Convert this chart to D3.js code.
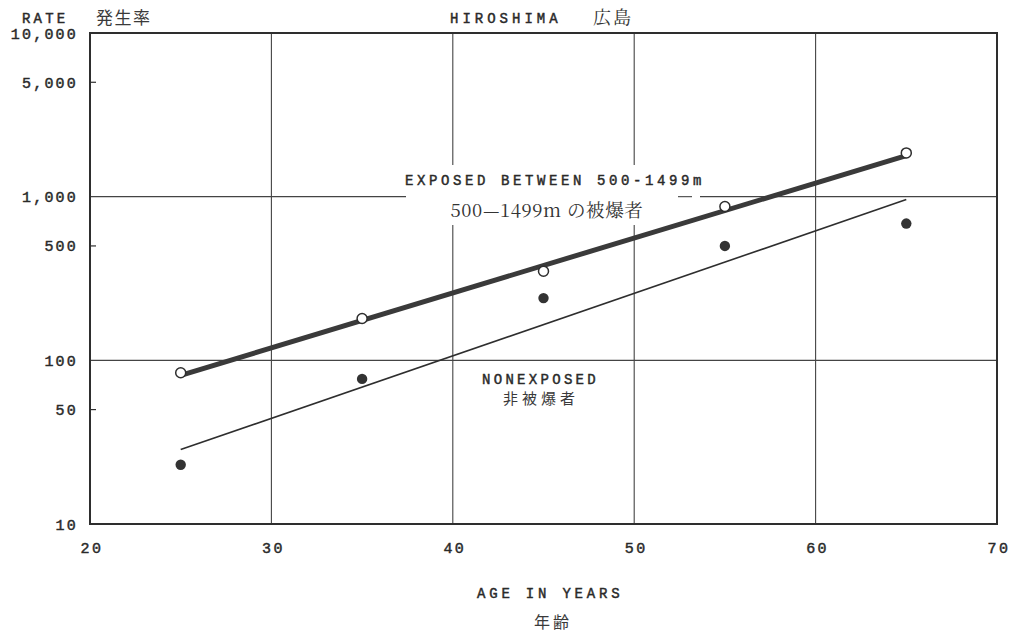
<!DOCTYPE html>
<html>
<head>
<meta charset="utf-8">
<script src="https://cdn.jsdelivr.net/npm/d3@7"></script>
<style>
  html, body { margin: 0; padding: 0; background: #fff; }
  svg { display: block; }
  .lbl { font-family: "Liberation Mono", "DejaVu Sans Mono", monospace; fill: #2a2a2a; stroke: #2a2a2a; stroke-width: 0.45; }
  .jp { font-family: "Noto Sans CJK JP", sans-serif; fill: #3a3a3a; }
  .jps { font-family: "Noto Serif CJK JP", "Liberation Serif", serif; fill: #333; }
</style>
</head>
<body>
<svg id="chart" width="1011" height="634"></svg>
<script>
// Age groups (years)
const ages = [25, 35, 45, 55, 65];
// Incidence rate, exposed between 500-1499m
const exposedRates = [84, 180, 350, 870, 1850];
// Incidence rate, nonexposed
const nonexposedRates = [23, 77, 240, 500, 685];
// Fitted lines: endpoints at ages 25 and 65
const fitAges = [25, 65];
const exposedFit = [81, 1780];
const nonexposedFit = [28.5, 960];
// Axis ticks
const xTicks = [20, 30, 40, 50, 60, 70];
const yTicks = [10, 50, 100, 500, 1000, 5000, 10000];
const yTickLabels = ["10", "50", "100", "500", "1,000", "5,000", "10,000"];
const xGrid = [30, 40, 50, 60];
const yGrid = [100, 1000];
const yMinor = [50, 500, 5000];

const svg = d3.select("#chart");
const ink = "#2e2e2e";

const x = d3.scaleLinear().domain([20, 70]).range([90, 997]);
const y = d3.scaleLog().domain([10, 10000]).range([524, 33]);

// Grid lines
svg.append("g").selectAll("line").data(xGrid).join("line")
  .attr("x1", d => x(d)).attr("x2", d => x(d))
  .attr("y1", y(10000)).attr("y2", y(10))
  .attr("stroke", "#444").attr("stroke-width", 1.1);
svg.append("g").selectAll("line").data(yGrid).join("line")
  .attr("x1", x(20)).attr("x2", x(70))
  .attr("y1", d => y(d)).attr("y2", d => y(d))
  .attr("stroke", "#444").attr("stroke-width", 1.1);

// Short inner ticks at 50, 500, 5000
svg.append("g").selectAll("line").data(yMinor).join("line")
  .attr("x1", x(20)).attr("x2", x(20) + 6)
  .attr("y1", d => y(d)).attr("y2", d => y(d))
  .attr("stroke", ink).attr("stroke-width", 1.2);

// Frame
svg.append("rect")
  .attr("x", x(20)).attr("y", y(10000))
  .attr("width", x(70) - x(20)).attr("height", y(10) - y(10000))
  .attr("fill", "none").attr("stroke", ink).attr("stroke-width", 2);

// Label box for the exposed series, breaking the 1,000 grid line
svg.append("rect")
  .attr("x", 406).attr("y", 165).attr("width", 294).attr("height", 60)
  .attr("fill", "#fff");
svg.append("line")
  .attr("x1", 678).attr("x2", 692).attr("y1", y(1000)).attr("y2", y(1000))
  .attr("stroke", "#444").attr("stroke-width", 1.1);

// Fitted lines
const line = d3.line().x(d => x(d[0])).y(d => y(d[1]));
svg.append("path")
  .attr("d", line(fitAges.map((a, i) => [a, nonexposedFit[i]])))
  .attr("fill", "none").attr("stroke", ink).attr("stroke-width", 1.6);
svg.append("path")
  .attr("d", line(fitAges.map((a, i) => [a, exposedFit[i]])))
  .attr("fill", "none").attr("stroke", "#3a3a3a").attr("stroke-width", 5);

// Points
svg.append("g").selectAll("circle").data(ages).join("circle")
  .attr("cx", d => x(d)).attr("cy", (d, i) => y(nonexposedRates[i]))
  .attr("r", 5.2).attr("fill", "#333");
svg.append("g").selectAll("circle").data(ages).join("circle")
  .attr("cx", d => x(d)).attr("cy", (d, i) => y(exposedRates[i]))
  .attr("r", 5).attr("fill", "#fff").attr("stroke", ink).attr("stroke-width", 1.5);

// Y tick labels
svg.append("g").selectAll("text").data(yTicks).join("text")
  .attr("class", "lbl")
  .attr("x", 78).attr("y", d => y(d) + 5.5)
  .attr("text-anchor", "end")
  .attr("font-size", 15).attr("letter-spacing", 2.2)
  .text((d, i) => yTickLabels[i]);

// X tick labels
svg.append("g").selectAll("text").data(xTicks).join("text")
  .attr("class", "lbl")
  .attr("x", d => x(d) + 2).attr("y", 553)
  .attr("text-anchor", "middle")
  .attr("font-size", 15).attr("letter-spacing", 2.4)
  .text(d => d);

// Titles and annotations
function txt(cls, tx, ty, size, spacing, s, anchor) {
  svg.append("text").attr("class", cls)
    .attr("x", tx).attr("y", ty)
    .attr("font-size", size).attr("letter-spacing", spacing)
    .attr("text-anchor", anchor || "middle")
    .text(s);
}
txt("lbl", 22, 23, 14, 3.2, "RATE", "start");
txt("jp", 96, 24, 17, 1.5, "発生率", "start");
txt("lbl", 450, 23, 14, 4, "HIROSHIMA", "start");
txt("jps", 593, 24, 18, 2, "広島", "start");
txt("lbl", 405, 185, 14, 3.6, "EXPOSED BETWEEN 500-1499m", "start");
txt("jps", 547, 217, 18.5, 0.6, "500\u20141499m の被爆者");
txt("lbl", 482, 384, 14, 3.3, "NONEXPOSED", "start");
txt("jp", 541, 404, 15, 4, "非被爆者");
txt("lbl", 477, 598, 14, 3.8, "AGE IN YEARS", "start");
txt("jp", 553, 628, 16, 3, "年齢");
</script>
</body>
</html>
++++++++++
[Stated task] Retype the listing exactly. Pictures do not belong in the copy.

[Solved exercise]
Convert this chart to D3.js code.
<!DOCTYPE html>
<html>
<head>
<meta charset="utf-8">
<script src="https://cdn.jsdelivr.net/npm/d3@7"></script>
<style>
  html, body { margin: 0; padding: 0; background: #fff; }
  svg { display: block; }
  .lbl { font-family: "Liberation Mono", "DejaVu Sans Mono", monospace; fill: #2a2a2a; stroke: #2a2a2a; stroke-width: 0.45; }
  .jp { font-family: "Noto Sans CJK JP", sans-serif; fill: #3a3a3a; }
  .jps { font-family: "Noto Serif CJK JP", "Liberation Serif", serif; fill: #333; }
</style>
</head>
<body>
<svg id="chart" width="1011" height="634"></svg>
<script>
// Age groups (years)
const ages = [25, 35, 45, 55, 65];
// Incidence rate, exposed between 500-1499m
const exposedRates = [84, 180, 350, 870, 1850];
// Incidence rate, nonexposed
const nonexposedRates = [23, 77, 240, 500, 685];
// Fitted lines: endpoints at ages 25 and 65
const fitAges = [25, 65];
const exposedFit = [81, 1780];
const nonexposedFit = [28.5, 960];
// Axis ticks
const xTicks = [20, 30, 40, 50, 60, 70];
const yTicks = [10, 50, 100, 500, 1000, 5000, 10000];
const yTickLabels = ["10", "50", "100", "500", "1,000", "5,000", "10,000"];
const xGrid = [30, 40, 50, 60];
const yGrid = [100, 1000];
const yMinor = [50, 500, 5000];

const svg = d3.select("#chart");
const ink = "#2e2e2e";

const x = d3.scaleLinear().domain([20, 70]).range([90, 997]);
const y = d3.scaleLog().domain([10, 10000]).range([524, 33]);

// Grid lines
svg.append("g").selectAll("line").data(xGrid).join("line")
  .attr("x1", d => x(d)).attr("x2", d => x(d))
  .attr("y1", y(10000)).attr("y2", y(10))
  .attr("stroke", "#444").attr("stroke-width", 1.1);
svg.append("g").selectAll("line").data(yGrid).join("line")
  .attr("x1", x(20)).attr("x2", x(70))
  .attr("y1", d => y(d)).attr("y2", d => y(d))
  .attr("stroke", "#444").attr("stroke-width", 1.1);

// Short inner ticks at 50, 500, 5000
svg.append("g").selectAll("line").data(yMinor).join("line")
  .attr("x1", x(20)).attr("x2", x(20) + 6)
  .attr("y1", d => y(d)).attr("y2", d => y(d))
  .attr("stroke", ink).attr("stroke-width", 1.2);

// Frame
svg.append("rect")
  .attr("x", x(20)).attr("y", y(10000))
  .attr("width", x(70) - x(20)).attr("height", y(10) - y(10000))
  .attr("fill", "none").attr("stroke", ink).attr("stroke-width", 2);

// Label box for the exposed series, breaking the 1,000 grid line
svg.append("rect")
  .attr("x", 406).attr("y", 165).attr("width", 294).attr("height", 60)
  .attr("fill", "#fff");
svg.append("line")
  .attr("x1", 678).attr("x2", 692).attr("y1", y(1000)).attr("y2", y(1000))
  .attr("stroke", "#444").attr("stroke-width", 1.1);

// Fitted lines
const line = d3.line().x(d => x(d[0])).y(d => y(d[1]));
svg.append("path")
  .attr("d", line(fitAges.map((a, i) => [a, nonexposedFit[i]])))
  .attr("fill", "none").attr("stroke", ink).attr("stroke-width", 1.6);
svg.append("path")
  .attr("d", line(fitAges.map((a, i) => [a, exposedFit[i]])))
  .attr("fill", "none").attr("stroke", "#3a3a3a").attr("stroke-width", 5);

// Points
svg.append("g").selectAll("circle").data(ages).join("circle")
  .attr("cx", d => x(d)).attr("cy", (d, i) => y(nonexposedRates[i]))
  .attr("r", 5.2).attr("fill", "#333");
svg.append("g").selectAll("circle").data(ages).join("circle")
  .attr("cx", d => x(d)).attr("cy", (d, i) => y(exposedRates[i]))
  .attr("r", 5).attr("fill", "#fff").attr("stroke", ink).attr("stroke-width", 1.5);

// Y tick labels
svg.append("g").selectAll("text").data(yTicks).join("text")
  .attr("class", "lbl")
  .attr("x", 78).attr("y", d => y(d) + 5.5)
  .attr("text-anchor", "end")
  .attr("font-size", 15).attr("letter-spacing", 2.2)
  .text((d, i) => yTickLabels[i]);

// X tick labels
svg.append("g").selectAll("text").data(xTicks).join("text")
  .attr("class", "lbl")
  .attr("x", d => x(d) + 2).attr("y", 553)
  .attr("text-anchor", "middle")
  .attr("font-size", 15).attr("letter-spacing", 2.4)
  .text(d => d);

// Titles and annotations
function txt(cls, tx, ty, size, spacing, s, anchor) {
  svg.append("text").attr("class", cls)
    .attr("x", tx).attr("y", ty)
    .attr("font-size", size).attr("letter-spacing", spacing)
    .attr("text-anchor", anchor || "middle")
    .text(s);
}
txt("lbl", 22, 23, 14, 3.2, "RATE", "start");
txt("jp", 96, 24, 17, 1.5, "発生率", "start");
txt("lbl", 450, 23, 14, 4, "HIROSHIMA", "start");
txt("jps", 593, 24, 18, 2, "広島", "start");
txt("lbl", 405, 185, 14, 3.6, "EXPOSED BETWEEN 500-1499m", "start");
txt("jps", 547, 217, 18.5, 0.6, "500\u20141499m の被爆者");
txt("lbl", 482, 384, 14, 3.3, "NONEXPOSED", "start");
txt("jp", 541, 404, 15, 4, "非被爆者");
txt("lbl", 477, 598, 14, 3.8, "AGE IN YEARS", "start");
txt("jp", 553, 628, 16, 3, "年齢");
</script>
</body>
</html>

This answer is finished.